* Start TASK INPUTS *

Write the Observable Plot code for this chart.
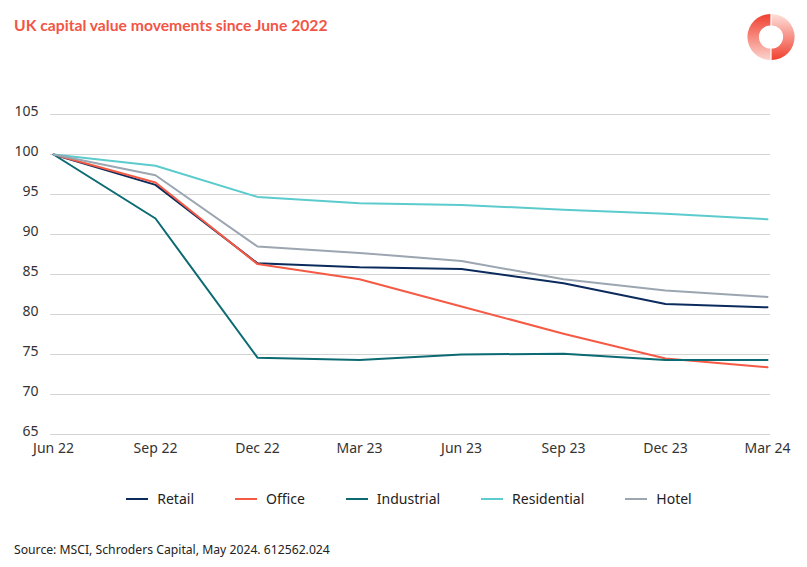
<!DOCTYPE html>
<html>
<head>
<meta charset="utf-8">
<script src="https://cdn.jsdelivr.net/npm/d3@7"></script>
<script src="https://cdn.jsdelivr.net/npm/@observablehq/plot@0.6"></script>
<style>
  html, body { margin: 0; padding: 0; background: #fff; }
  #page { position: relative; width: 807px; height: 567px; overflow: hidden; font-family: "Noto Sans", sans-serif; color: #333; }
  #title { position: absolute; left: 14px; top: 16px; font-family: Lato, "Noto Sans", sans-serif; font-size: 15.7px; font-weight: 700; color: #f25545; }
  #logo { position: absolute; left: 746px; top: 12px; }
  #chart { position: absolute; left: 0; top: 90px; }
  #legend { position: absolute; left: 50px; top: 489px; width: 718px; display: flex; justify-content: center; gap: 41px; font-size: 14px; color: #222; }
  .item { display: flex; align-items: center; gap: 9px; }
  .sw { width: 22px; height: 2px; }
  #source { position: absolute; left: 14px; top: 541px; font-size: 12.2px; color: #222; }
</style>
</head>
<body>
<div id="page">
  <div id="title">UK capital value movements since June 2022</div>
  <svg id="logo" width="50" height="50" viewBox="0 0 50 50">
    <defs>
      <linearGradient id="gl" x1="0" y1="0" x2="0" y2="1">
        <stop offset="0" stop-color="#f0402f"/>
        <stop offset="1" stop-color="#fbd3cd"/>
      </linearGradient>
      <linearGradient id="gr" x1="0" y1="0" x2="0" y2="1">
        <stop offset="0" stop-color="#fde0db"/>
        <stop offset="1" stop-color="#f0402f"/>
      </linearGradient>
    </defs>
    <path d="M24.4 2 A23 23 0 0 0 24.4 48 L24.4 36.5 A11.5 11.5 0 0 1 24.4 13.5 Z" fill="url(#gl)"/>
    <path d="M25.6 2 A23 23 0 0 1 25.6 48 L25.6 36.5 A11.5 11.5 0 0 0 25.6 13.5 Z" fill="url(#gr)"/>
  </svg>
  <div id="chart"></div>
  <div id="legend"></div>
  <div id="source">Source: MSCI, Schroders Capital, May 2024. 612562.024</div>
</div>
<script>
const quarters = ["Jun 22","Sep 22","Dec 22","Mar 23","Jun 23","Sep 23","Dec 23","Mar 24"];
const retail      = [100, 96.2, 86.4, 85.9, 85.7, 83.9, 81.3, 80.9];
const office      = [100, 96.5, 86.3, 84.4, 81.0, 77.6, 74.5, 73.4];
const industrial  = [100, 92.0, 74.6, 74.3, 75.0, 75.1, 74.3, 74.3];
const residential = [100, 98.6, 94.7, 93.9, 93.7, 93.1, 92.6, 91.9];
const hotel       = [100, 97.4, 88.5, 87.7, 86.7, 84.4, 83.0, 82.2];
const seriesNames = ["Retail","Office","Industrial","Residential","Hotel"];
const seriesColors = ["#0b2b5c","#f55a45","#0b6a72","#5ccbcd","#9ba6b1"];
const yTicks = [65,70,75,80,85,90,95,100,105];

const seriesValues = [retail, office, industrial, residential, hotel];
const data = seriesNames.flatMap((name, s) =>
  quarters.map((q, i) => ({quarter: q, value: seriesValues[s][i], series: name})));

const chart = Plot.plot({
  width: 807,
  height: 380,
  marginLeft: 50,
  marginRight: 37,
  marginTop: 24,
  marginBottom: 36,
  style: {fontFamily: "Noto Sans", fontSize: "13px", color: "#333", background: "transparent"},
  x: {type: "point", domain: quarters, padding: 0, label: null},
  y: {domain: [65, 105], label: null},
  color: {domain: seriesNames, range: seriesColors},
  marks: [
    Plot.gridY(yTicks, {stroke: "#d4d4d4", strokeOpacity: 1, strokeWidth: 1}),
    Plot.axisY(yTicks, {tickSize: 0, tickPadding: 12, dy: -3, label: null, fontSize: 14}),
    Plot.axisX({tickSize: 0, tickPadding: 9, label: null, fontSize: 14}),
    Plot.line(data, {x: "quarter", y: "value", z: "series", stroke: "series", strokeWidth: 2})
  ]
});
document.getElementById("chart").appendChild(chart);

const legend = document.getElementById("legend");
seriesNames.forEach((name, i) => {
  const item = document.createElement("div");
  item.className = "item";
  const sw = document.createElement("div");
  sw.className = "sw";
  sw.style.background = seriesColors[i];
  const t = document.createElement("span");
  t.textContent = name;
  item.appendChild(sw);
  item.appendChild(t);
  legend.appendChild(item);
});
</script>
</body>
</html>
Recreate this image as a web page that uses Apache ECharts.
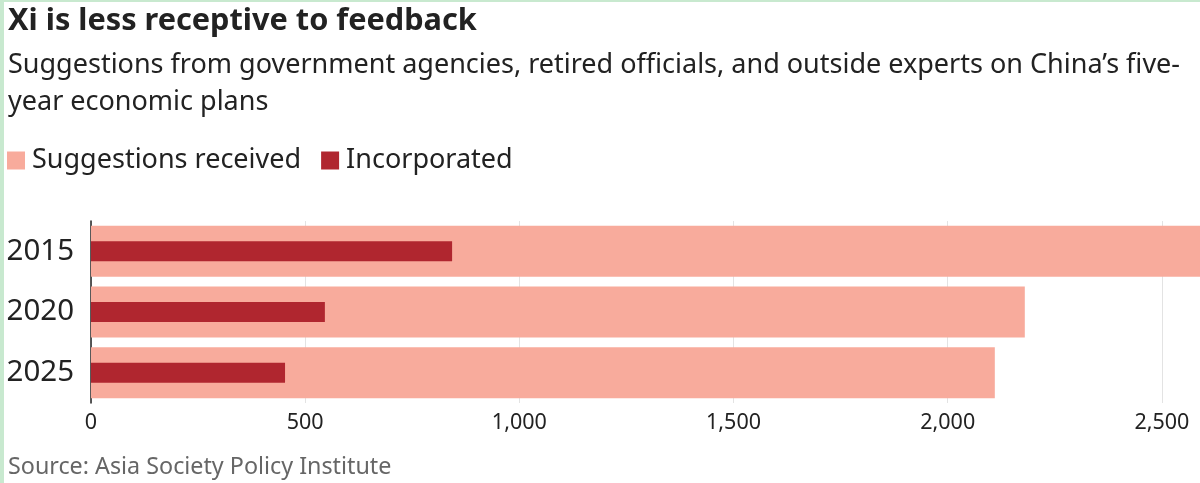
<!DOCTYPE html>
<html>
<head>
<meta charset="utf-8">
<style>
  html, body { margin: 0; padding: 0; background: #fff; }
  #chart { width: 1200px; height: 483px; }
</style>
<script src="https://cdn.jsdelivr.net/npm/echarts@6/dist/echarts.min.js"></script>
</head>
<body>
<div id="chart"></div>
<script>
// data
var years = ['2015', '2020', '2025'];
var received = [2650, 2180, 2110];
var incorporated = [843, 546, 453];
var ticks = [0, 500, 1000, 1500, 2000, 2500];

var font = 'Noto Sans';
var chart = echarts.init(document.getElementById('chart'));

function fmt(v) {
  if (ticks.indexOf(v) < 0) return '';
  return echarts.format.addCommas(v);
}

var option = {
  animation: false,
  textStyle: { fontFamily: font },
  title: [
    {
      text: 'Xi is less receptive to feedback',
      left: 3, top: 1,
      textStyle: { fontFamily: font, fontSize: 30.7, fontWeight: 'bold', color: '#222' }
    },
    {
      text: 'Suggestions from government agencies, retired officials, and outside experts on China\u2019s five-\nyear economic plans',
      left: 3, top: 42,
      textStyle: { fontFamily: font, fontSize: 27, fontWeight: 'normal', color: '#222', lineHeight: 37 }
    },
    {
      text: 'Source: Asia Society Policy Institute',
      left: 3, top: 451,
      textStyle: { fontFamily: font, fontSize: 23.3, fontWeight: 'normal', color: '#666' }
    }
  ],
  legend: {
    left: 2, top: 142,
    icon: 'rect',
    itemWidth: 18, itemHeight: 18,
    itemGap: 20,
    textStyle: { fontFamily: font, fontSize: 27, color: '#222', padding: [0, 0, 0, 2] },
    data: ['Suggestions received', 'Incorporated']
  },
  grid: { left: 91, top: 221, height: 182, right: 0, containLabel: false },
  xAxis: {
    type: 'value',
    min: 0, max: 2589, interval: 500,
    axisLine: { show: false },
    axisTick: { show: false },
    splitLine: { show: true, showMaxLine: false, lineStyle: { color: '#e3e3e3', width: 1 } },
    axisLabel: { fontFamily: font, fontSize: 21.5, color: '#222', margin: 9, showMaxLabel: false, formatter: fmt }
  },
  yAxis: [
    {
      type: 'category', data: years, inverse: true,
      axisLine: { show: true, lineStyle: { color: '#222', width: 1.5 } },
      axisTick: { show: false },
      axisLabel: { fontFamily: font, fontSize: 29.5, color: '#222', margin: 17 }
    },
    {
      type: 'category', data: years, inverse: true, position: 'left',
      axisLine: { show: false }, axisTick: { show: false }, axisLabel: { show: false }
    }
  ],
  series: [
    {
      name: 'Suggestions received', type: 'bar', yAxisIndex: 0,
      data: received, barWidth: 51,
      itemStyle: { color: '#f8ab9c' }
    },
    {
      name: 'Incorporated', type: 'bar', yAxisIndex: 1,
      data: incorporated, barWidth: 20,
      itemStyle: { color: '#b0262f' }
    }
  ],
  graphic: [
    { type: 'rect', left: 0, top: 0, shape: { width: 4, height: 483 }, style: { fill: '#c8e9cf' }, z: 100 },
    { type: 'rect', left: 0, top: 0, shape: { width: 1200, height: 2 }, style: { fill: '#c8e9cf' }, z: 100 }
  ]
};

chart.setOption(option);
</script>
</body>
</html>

* End TASK INPUTS *

▶ **INSTRUCTIONS TO FOLLOW**: All preceding records should be duplicated verbatim, images excepted.

▶ **EXERCISE OUTPUT**:
Write the Observable Plot code for this chart.
<!DOCTYPE html>
<html>
<head>
<meta charset="utf-8">
<script src="https://cdn.jsdelivr.net/npm/d3@7"></script>
<script src="https://cdn.jsdelivr.net/npm/@observablehq/plot@0.6"></script>
<style>
  html, body { margin: 0; padding: 0; background: #fff; }
  #page { position: relative; width: 807px; height: 567px; overflow: hidden; font-family: "Noto Sans", sans-serif; color: #333; }
  #title { position: absolute; left: 14px; top: 16px; font-family: Lato, "Noto Sans", sans-serif; font-size: 15.7px; font-weight: 700; color: #f25545; }
  #logo { position: absolute; left: 746px; top: 12px; }
  #chart { position: absolute; left: 0; top: 90px; }
  #legend { position: absolute; left: 50px; top: 489px; width: 718px; display: flex; justify-content: center; gap: 41px; font-size: 14px; color: #222; }
  .item { display: flex; align-items: center; gap: 9px; }
  .sw { width: 22px; height: 2px; }
  #source { position: absolute; left: 14px; top: 541px; font-size: 12.2px; color: #222; }
</style>
</head>
<body>
<div id="page">
  <div id="title">UK capital value movements since June 2022</div>
  <svg id="logo" width="50" height="50" viewBox="0 0 50 50">
    <defs>
      <linearGradient id="gl" x1="0" y1="0" x2="0" y2="1">
        <stop offset="0" stop-color="#f0402f"/>
        <stop offset="1" stop-color="#fbd3cd"/>
      </linearGradient>
      <linearGradient id="gr" x1="0" y1="0" x2="0" y2="1">
        <stop offset="0" stop-color="#fde0db"/>
        <stop offset="1" stop-color="#f0402f"/>
      </linearGradient>
    </defs>
    <path d="M24.4 2 A23 23 0 0 0 24.4 48 L24.4 36.5 A11.5 11.5 0 0 1 24.4 13.5 Z" fill="url(#gl)"/>
    <path d="M25.6 2 A23 23 0 0 1 25.6 48 L25.6 36.5 A11.5 11.5 0 0 0 25.6 13.5 Z" fill="url(#gr)"/>
  </svg>
  <div id="chart"></div>
  <div id="legend"></div>
  <div id="source">Source: MSCI, Schroders Capital, May 2024. 612562.024</div>
</div>
<script>
const quarters = ["Jun 22","Sep 22","Dec 22","Mar 23","Jun 23","Sep 23","Dec 23","Mar 24"];
const retail      = [100, 96.2, 86.4, 85.9, 85.7, 83.9, 81.3, 80.9];
const office      = [100, 96.5, 86.3, 84.4, 81.0, 77.6, 74.5, 73.4];
const industrial  = [100, 92.0, 74.6, 74.3, 75.0, 75.1, 74.3, 74.3];
const residential = [100, 98.6, 94.7, 93.9, 93.7, 93.1, 92.6, 91.9];
const hotel       = [100, 97.4, 88.5, 87.7, 86.7, 84.4, 83.0, 82.2];
const seriesNames = ["Retail","Office","Industrial","Residential","Hotel"];
const seriesColors = ["#0b2b5c","#f55a45","#0b6a72","#5ccbcd","#9ba6b1"];
const yTicks = [65,70,75,80,85,90,95,100,105];

const seriesValues = [retail, office, industrial, residential, hotel];
const data = seriesNames.flatMap((name, s) =>
  quarters.map((q, i) => ({quarter: q, value: seriesValues[s][i], series: name})));

const chart = Plot.plot({
  width: 807,
  height: 380,
  marginLeft: 50,
  marginRight: 37,
  marginTop: 24,
  marginBottom: 36,
  style: {fontFamily: "Noto Sans", fontSize: "13px", color: "#333", background: "transparent"},
  x: {type: "point", domain: quarters, padding: 0, label: null},
  y: {domain: [65, 105], label: null},
  color: {domain: seriesNames, range: seriesColors},
  marks: [
    Plot.gridY(yTicks, {stroke: "#d4d4d4", strokeOpacity: 1, strokeWidth: 1}),
    Plot.axisY(yTicks, {tickSize: 0, tickPadding: 12, dy: -3, label: null, fontSize: 14}),
    Plot.axisX({tickSize: 0, tickPadding: 9, label: null, fontSize: 14}),
    Plot.line(data, {x: "quarter", y: "value", z: "series", stroke: "series", strokeWidth: 2})
  ]
});
document.getElementById("chart").appendChild(chart);

const legend = document.getElementById("legend");
seriesNames.forEach((name, i) => {
  const item = document.createElement("div");
  item.className = "item";
  const sw = document.createElement("div");
  sw.className = "sw";
  sw.style.background = seriesColors[i];
  const t = document.createElement("span");
  t.textContent = name;
  item.appendChild(sw);
  item.appendChild(t);
  legend.appendChild(item);
});
</script>
</body>
</html>
Recreate this image as a web page that uses Apache ECharts.
<!DOCTYPE html>
<html>
<head>
<meta charset="utf-8">
<style>
  html, body { margin: 0; padding: 0; background: #fff; }
  #chart { width: 1200px; height: 483px; }
</style>
<script src="https://cdn.jsdelivr.net/npm/echarts@6/dist/echarts.min.js"></script>
</head>
<body>
<div id="chart"></div>
<script>
// data
var years = ['2015', '2020', '2025'];
var received = [2650, 2180, 2110];
var incorporated = [843, 546, 453];
var ticks = [0, 500, 1000, 1500, 2000, 2500];

var font = 'Noto Sans';
var chart = echarts.init(document.getElementById('chart'));

function fmt(v) {
  if (ticks.indexOf(v) < 0) return '';
  return echarts.format.addCommas(v);
}

var option = {
  animation: false,
  textStyle: { fontFamily: font },
  title: [
    {
      text: 'Xi is less receptive to feedback',
      left: 3, top: 1,
      textStyle: { fontFamily: font, fontSize: 30.7, fontWeight: 'bold', color: '#222' }
    },
    {
      text: 'Suggestions from government agencies, retired officials, and outside experts on China\u2019s five-\nyear economic plans',
      left: 3, top: 42,
      textStyle: { fontFamily: font, fontSize: 27, fontWeight: 'normal', color: '#222', lineHeight: 37 }
    },
    {
      text: 'Source: Asia Society Policy Institute',
      left: 3, top: 451,
      textStyle: { fontFamily: font, fontSize: 23.3, fontWeight: 'normal', color: '#666' }
    }
  ],
  legend: {
    left: 2, top: 142,
    icon: 'rect',
    itemWidth: 18, itemHeight: 18,
    itemGap: 20,
    textStyle: { fontFamily: font, fontSize: 27, color: '#222', padding: [0, 0, 0, 2] },
    data: ['Suggestions received', 'Incorporated']
  },
  grid: { left: 91, top: 221, height: 182, right: 0, containLabel: false },
  xAxis: {
    type: 'value',
    min: 0, max: 2589, interval: 500,
    axisLine: { show: false },
    axisTick: { show: false },
    splitLine: { show: true, showMaxLine: false, lineStyle: { color: '#e3e3e3', width: 1 } },
    axisLabel: { fontFamily: font, fontSize: 21.5, color: '#222', margin: 9, showMaxLabel: false, formatter: fmt }
  },
  yAxis: [
    {
      type: 'category', data: years, inverse: true,
      axisLine: { show: true, lineStyle: { color: '#222', width: 1.5 } },
      axisTick: { show: false },
      axisLabel: { fontFamily: font, fontSize: 29.5, color: '#222', margin: 17 }
    },
    {
      type: 'category', data: years, inverse: true, position: 'left',
      axisLine: { show: false }, axisTick: { show: false }, axisLabel: { show: false }
    }
  ],
  series: [
    {
      name: 'Suggestions received', type: 'bar', yAxisIndex: 0,
      data: received, barWidth: 51,
      itemStyle: { color: '#f8ab9c' }
    },
    {
      name: 'Incorporated', type: 'bar', yAxisIndex: 1,
      data: incorporated, barWidth: 20,
      itemStyle: { color: '#b0262f' }
    }
  ],
  graphic: [
    { type: 'rect', left: 0, top: 0, shape: { width: 4, height: 483 }, style: { fill: '#c8e9cf' }, z: 100 },
    { type: 'rect', left: 0, top: 0, shape: { width: 1200, height: 2 }, style: { fill: '#c8e9cf' }, z: 100 }
  ]
};

chart.setOption(option);
</script>
</body>
</html>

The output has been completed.